For exam conditions where time matters, cross-cancelling first is usually faster. Use the Reducing Fractions Calculator to double-check your simplified answers.

Common mistakes

Mistake 1 — Multiplying parts separately. As shown above, multiplying the wholes and the fractions independently and then adding does not give the right answer. Always convert first.

Mistake 2 — Wrong improper fraction conversion. Students sometimes multiply the whole number by the numerator instead of the denominator. For 3 2/5, the correct conversion is (3 × 5 + 2)/5 = 17/5, not (3 × 2 + 5)/2.

Mistake 3 — Forgetting to convert back. If a question asks for a mixed number answer, leaving 10/3 is incomplete. Always re-read what format the answer should be in.
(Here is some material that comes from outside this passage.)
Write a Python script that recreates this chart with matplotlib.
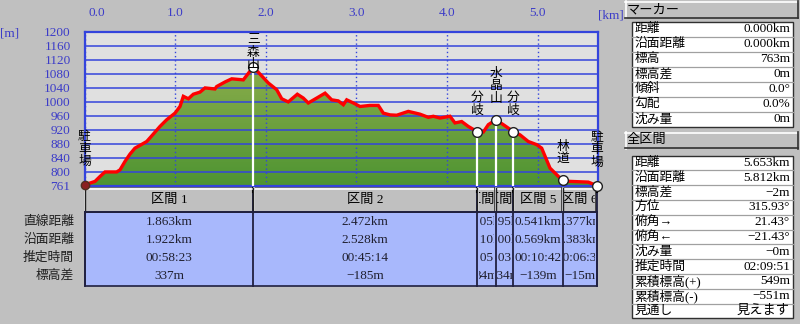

Mistake 4 — Sign errors with negatives. If one mixed number is negative, convert it to a negative improper fraction first: -2 1/3 = -7/3. Then multiply and apply normal sign rules.

Checking your answer

A quick decimal estimate works well:

• 4 2/5 ≈ 4.4 and 3 3/4 = 3.75. Product ≈ 16.5. Our answer was 16 1/2 = 16.5. Confirmed.

Another check: if both factors are greater than 1, the answer must be larger than either factor. If one factor is less than 1, the answer must be smaller than the other factor.

Practise and tools

• Use the Mixed Numbers Calculator to verify your multiplication results.
• Browse the Worked Examples section for ready-made problems with full solutions.

FAQ

Can I multiply a mixed number by a whole number without converting? You can distribute: 5 × 2 3/8 = (5 × 2) + (5 × 3/8) = 10 + 15/8 = 10 + 1 7/8 = 11 7/8. This works but still requires fraction arithmetic. The improper-fraction method is usually cleaner.

What if one number is already a proper fraction? Convert only the mixed number. The proper fraction stays as it is. Then multiply as normal.

Is there a shortcut for multiplying two mixed numbers? Cross-cancelling after conversion is the main shortcut. There is no reliable way to multiply mixed numbers without converting first.

How do I handle very large mixed numbers? The method is the same regardless of size. Just be careful with your arithmetic. A calculator can help check your working.